Ghana has struck lithium in commercial quantities – MIIF

The Minerals Income Investment Fund (MIIF) has disclosed that Ghana has found lithium in commercial quantities.

Edward-Nana-Yaw-Koranteng, MIIF Boss

According to the Fund, the discovery was made in the Western Belt and from Mankessim through Cape Coast to Sekondi.

In a report by the Daily Guide, the MIIF said it is looking to invest in the sector.

MIIF Chief Executive Officer, Edward Nana Yaw Koranteng, who said this during an interaction with investors and delegates on the sidelines of the Mining Indaba recently in Cape Town, South Africa, said this is part of the agency’s 2022 investment plans.

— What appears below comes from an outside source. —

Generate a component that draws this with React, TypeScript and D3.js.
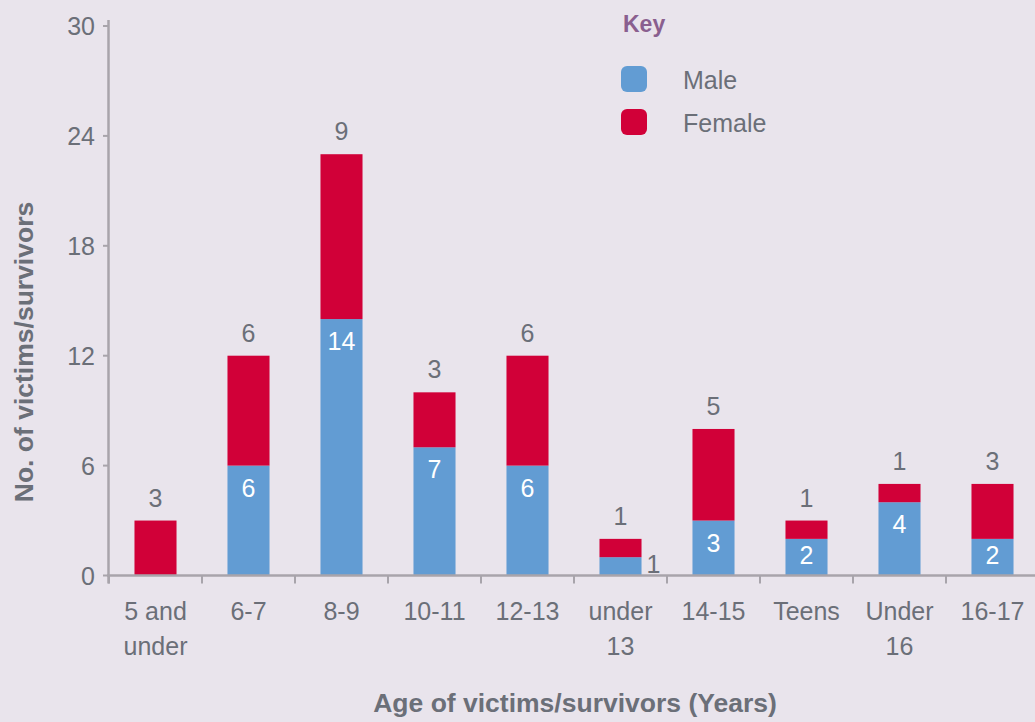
import React, { useEffect } from "react";
import * as d3 from "d3";

const categories = ["5 and under", "6-7", "8-9", "10-11", "12-13", "under 13", "14-15", "Teens", "Under 16", "16-17"];
const categoryLines = [["5 and", "under"], ["6-7"], ["8-9"], ["10-11"], ["12-13"], ["under", "13"], ["14-15"], ["Teens"], ["Under", "16"], ["16-17"]];
const male = [0, 6, 14, 7, 6, 1, 3, 2, 4, 2];
const female = [3, 6, 9, 3, 6, 1, 5, 1, 1, 3];
const yTicks = [0, 6, 12, 18, 24, 30];
const seriesNames = ["Male", "Female"];

const W = 1035;
const H = 722;
const BG = "#e9e4ec";
const MALE_C = "#629cd3";
const FEMALE_C = "#d10038";
const TEXT_C = "#6b6f78";
const AXIS_C = "#a8a4ab";
const FONT = "'Liberation Sans', Arial, Helvetica, sans-serif";

export default function App() {
  useEffect(() => {
    document.body.style.margin = "0";
    document.body.style.background = BG;
  }, []);

  const x = d3.scaleBand<string>().domain(categories).range([109, 1039]).padding(0);
  const y = d3.scaleLinear().domain([0, 30]).range([575.5, 26]);
  const bw = x.bandwidth() * 0.452;
  const axisY = y(0);
  const colors = [MALE_C, FEMALE_C];

  return (
    <svg width={W} height={H} style={{ display: "block", background: BG, fontFamily: FONT }}>
      <rect x={0} y={0} width={W} height={H} fill={BG} />
      {/* bars */}
      {categories.map((c, i) => {
        const cx = (x(c) as number) + x.bandwidth() / 2;
        const m = male[i];
        const f = female[i];
        const yMaleTop = y(m);
        const yTop = y(m + f);
        const segH = axisY - yMaleTop;
        return (
          <g key={c}>
            {m > 0 && (
              <rect x={cx - bw / 2} y={yMaleTop} width={bw} height={segH} fill={MALE_C} />
            )}
            {f > 0 && (
              <rect x={cx - bw / 2} y={yTop} width={bw} height={yMaleTop - yTop} fill={FEMALE_C} />
            )}
            {f > 0 && (
              <text x={cx} y={yTop - 14} textAnchor="middle" fontSize={25} fill={TEXT_C}>
                {f}
              </text>
            )}
            {m > 0 && segH >= 25 && (
              <text x={cx} y={Math.min(yMaleTop + 31, axisY - 12)} textAnchor="middle" fontSize={25} fill="#ffffff">
                {m}
              </text>
            )}
            {m > 0 && segH < 25 && (
              <text x={cx + bw / 2 + 5} y={axisY - 3} textAnchor="start" fontSize={25} fill={TEXT_C}>
                {m}
              </text>
            )}
            {categoryLines[i].map((ln, k) => (
              <text key={k} x={cx} y={620 + k * 35} textAnchor="middle" fontSize={25} fill={TEXT_C}>
                {ln}
              </text>
            ))}
          </g>
        );
      })}
      {/* x axis */}
      <line x1={107} x2={W} y1={axisY} y2={axisY} stroke={AXIS_C} strokeWidth={2.5} />
      {categories.map((c) => (
        <line key={c} x1={x(c) as number} x2={x(c) as number} y1={axisY} y2={axisY + 8} stroke={AXIS_C} strokeWidth={2} />
      ))}
      {/* y axis */}
      <line x1={108.5} x2={108.5} y1={y(30) - 6} y2={axisY + 8} stroke={AXIS_C} strokeWidth={2.5} />
      {yTicks.map((t) => (
        <g key={t}>
          <line x1={103} x2={108.5} y1={y(t)} y2={y(t)} stroke={AXIS_C} strokeWidth={2} />
          <text x={95} y={y(t) + 9} textAnchor="end" fontSize={25} fill={TEXT_C}>
            {t}
          </text>
        </g>
      ))}
      {/* axis titles */}
      <text x={575} y={712} textAnchor="middle" fontSize={26.5} fontWeight="bold" fill={TEXT_C}>
        Age of victims/survivors (Years)
      </text>
      <text transform={`translate(33,352) rotate(-90)`} textAnchor="middle" fontSize={26.5} fontWeight="bold" fill={TEXT_C}>
        No. of victims/survivors
      </text>
      {/* legend */}
      <text x={623} y={32} fontSize={23} fontWeight="bold" fill="#8a5f8f">
        Key
      </text>
      {seriesNames.map((s, i) => (
        <g key={s}>
          <rect x={621} y={66 + i * 43} width={26} height={26} rx={6} fill={colors[i]} />
          <text x={683} y={89 + i * 43} fontSize={25} fill={TEXT_C}>
            {s}
          </text>
        </g>
      ))}
    </svg>
  );
}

He told the biggest mining investment event in Africa that Ghana has proven commercial deposits in lithium, which is the basic resource needed to power the burgeoning electrical vehicles (EV) market.

“The data is exceptional with additional opportunities from the value chain and for byproducts such as feldspar, the main resource in ceramics and fiber glass,” Mr. Koranteng said.

According to Mr. Koranteng, the global market for unprocessed lithium is around $6.83 billion, with analysts projecting steady growth to circa $10 billion by 2028, and with the global lithium battery market projected to hit $100 billion by 2025 due to the rapid expansion in the EV market.

“We clearly see lithium as a growth pole, after analysing all the data and have started deliberations with Atlantic Lithium which holds concessions with recoverable grade of 560 km2 miles in Ghana,” Edward Nana Yaw Koranteng told the investors gathered in Cape Town.

Mr. Koranteng stressed that “a direct equity investment provides a good opportunity for MIIF to come in at an early stage considering Atlantic’s planned listing in August 2022. We are looking at an Internal Rate of Return of 125% in four years and a projected revenue of more than $1.5 billion over eight years,” the MIIF CEO said.

The most important use of lithium is in rechargeable batteries for mobile phones, laptops, digital cameras and electric vehicles.

It is also used in some non-rechargeable batteries for things like heart pacemakers, toys and clocks.